Sprint Communications Co., L.P. v. APCC Services, Inc.

Media for Sprint Communications Co., L.P. v. APCC Services, Inc.

Audio Transcription for Opinion Announcement - June 23, 2008 in Sprint Communications Co., L.P. v. APCC Services, Inc.

Audio Transcription for Oral Argument - April 21, 2008 in Sprint Communications Co., L.P. v. APCC Services, Inc.

John G. Roberts, Jr.:

We'll hear argument first today in Case 07-552, Sprint Communications Company v. APCC Services, Inc..

Mr. Phillips.

Carter G. Phillips:

Thank you, Mr. Chief Justice, and may it please the Court: Chief Judge Sentelle observed in his dissent below that there are assignments and there are assignments, and that's essentially going to be the theme of my presentation this morning.

It is I think common ground between the parties in this litigation that if you have an assignment which represents the grant of the entirety of both the right and the remedy, that is the complete assignment of the chosen action, then under those circumstances there's no question that the assignee has standing under Article III.

By parity of receiving, if all that the assignee receives is a power of attorney, a mere collection agency role, under those circumstances I think it's common ground between the parties that Article III is not satisfied.

Two of the data points come from--

Antonin Scalia:

Say it again?

What is the common ground?

Carter G. Phillips:

--I think the second part of the common ground is that if all that the assignee receives is the power of attorney, that is to serve as the lawyer for the assignor, under those circumstances the assignee doesn't... cannot... has no common stake than I or my clients do in these particular cases, any more than I do in my client's interest in these particular cases, and there I don't think anybody disputes that Article III is not satisfied.

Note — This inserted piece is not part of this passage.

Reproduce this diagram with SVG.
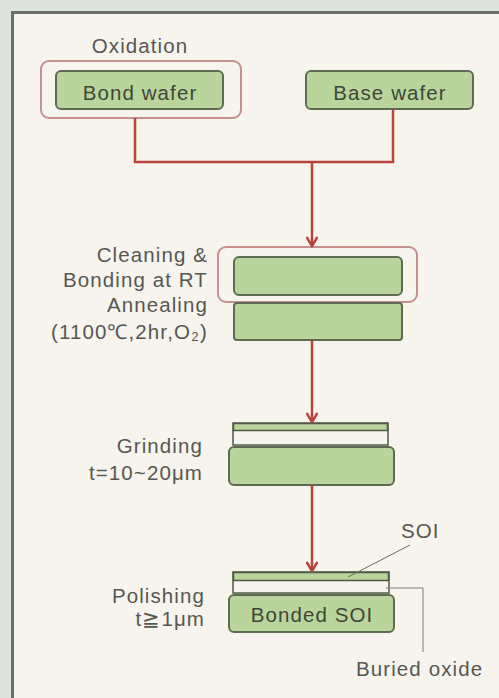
<svg xmlns="http://www.w3.org/2000/svg" width="499" height="698" viewBox="0 0 499 698">
<style>
.t{font-family:"Liberation Sans",Arial,sans-serif;font-size:20.5px;letter-spacing:1.1px;fill:#575752}
.r{text-anchor:end}
.m{text-anchor:middle}
.d{fill:#3e4736}
.g{fill:#b9d59c;stroke:#5d6b50;stroke-width:2}
.ox{fill:none;stroke:#c4918c;stroke-width:2}
.c{fill:none;stroke:#b8443a;stroke-width:2.5}
.ld{fill:none;stroke:#6a6a64;stroke-width:1}
.lb{fill:none;stroke:#8a7a78;stroke-width:1}
.w{fill:#f7f5ef;stroke:#4f5a45;stroke-width:1.5}
</style>
<defs>
<marker id="ah" markerWidth="14" markerHeight="12" refX="12" refY="6" orient="auto" markerUnits="userSpaceOnUse">
<path d="M3,0.5 L12,6 L3,11.5" fill="none" stroke="#b8443a" stroke-width="2.5"/>
</marker>
</defs>
<rect x="0" y="0" width="499" height="698" fill="#dde2dc"/>
<rect x="12" y="12" width="490" height="690" fill="#f6f4ed"/>
<path d="M12.5,700 V12.5 H499" fill="none" stroke="#6b6f69" stroke-width="3"/>

<g id="oxidation">
<text class="t m" x="140" y="53">Oxidation</text>
<rect class="ox" x="41" y="61" width="200" height="57" rx="8"/>
</g>
<g id="bond-wafer">
<rect class="g" x="56" y="71" width="167" height="38" rx="5"/>
<text class="t m d" x="140" y="100">Bond wafer</text>
</g>
<g id="base-wafer">
<rect class="g" x="306" y="71" width="167" height="38" rx="5"/>
<text class="t m d" x="390" y="100">Base wafer</text>
</g>

<g id="bonding">
<text class="t r" x="208" y="262">Cleaning &amp;</text>
<text class="t r" x="208" y="287">Bonding at RT</text>
<rect class="ox" x="218" y="247" width="199" height="55" rx="8"/>
<rect class="g" x="234" y="257" width="168" height="38" rx="5"/>
</g>
<g id="annealing">
<text class="t r" x="208" y="312">Annealing</text>
<text class="t r" x="208" y="339">(1100℃,2hr,O₂)</text>
<rect class="g" x="234" y="303" width="168" height="37" rx="3"/>
</g>

<g id="grinding">
<text class="t r" x="203" y="453">Grinding</text>
<text class="t r" x="203" y="480">t=10~20μm</text>
<rect class="w" x="233" y="423" width="155" height="22"/>
<rect x="233.5" y="423.5" width="154" height="7" fill="#b9d59c" stroke="#4f5a45" stroke-width="1.5"/>
<rect class="g" x="229" y="447" width="165" height="38" rx="5"/>
</g>

<g id="polishing">
<text class="t r" x="205" y="603">Polishing</text>
<text class="t r" x="205" y="626">t≧1μm</text>
<rect class="w" x="233" y="572" width="156" height="21"/>
<rect x="233.5" y="572.5" width="155" height="8" fill="#b9d59c" stroke="#4f5a45" stroke-width="1.5"/>
<rect class="g" x="229" y="595" width="165" height="37" rx="5"/>
<text class="t m d" x="312" y="622">Bonded SOI</text>
</g>

<g id="labels">
<text class="t" x="401" y="538">SOI</text>
<text class="t" x="356" y="676">Buried oxide</text>
</g>

<g id="connectors">
<path class="c" d="M135,118 V162 H393 V109"/>
<path class="c" d="M312,162 V246" marker-end="url(#ah)"/>
<path class="c" d="M312,340 V422" marker-end="url(#ah)"/>
<path class="c" d="M312,485 V571" marker-end="url(#ah)"/>
<path class="ld" d="M410,545 L348,577"/>
<path class="lb" d="M386,588 H423 V652"/>
</g>
</svg>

Now, the Court in Vermont Agency sort of identified two additional data points.

First of all, it made clear that a 10 percent bounty by itself unattached to anything else is not sufficient, largely I think for the same reasons why the lawyer's claim is insufficient, because that's not tied to the particular right at stake and therefore is inadequate to allow Article III to the satisfied.

The second half of it is, though, that if that bounty is coupled with an assignment of the rights and even if that's a partial assignment of the rights, then there is Article III jurisdiction under those circumstances.

John G. Roberts, Jr.:

So that if these contracts provided that the aggregators will turn over all of the proceeds of the litigation except for one penny, then you'd be satisfied?

Carter G. Phillips:

Well, I'm not sure I'd be satisfied.

I think there's a different... I think the answer is that might satisfy Article III.

The only reason I'm reluctant to say that that's the line that ought to be drawn is because this Court's taxpayer standing cases seems to recognize that there are situations where there is a sufficiently de minimis amount of at stake that under those circumstances Article III won't be satisfied.

But clearly the cleanest line to draw is in circumstances where have you no stake in the outcome that clearly is beyond what Article III would ultimately do.

Antonin Scalia:

Well then, this is not really a very significant case, is it?

Because I presume that these enterprises that agglomerate claims and bring suit as a collection agency, they could simply get their compensation, instead of by way of, of a flat fee, by, you know, claiming entitlement to 2 percent of the rewards.

So it's no big deal, I mean, really.

Carter G. Phillips:

But it is a big deal, not necessarily because of the importance of the article.

I think the Article III part of it is still a big deal.

I think requiring as a separation of powers matter that there has to be a concrete stake in the party bringing the litigation, that's an important principle and the Court shouldn't abandon it, and that's posed directly in this case.

But more fundamentally in terms of the importance of the underlying process, remember here we're talking about an assignee who takes on 1400 different assignor claims involving 400,000 pay phones.

And that's the problem, is that when you break this down and you allow just simple assignments to satisfy Article III in its prudential standing concerns, then what you end up with is this mass tort litigation.

Ruth Bader Ginsburg:

But it would be just the same, Mr. Phillips, would it not, if the arrangement was that the aggregator gets a piece of the action?

Let's take out the de minimis one cent.

A significant stake, like the qui tam plaintiff has.

So you would have the same problems that you're complaining about with regard to discovery from the individual PSPs, the same problem with respect to counterclaim.

That's... so it seems to me that, as Justice Scalia suggested, this isn't about a whole lot if just by the device of giving the aggregator part of the, a piece of the action, this suit would be okay because the prudential objections that you are making here would apply just as well.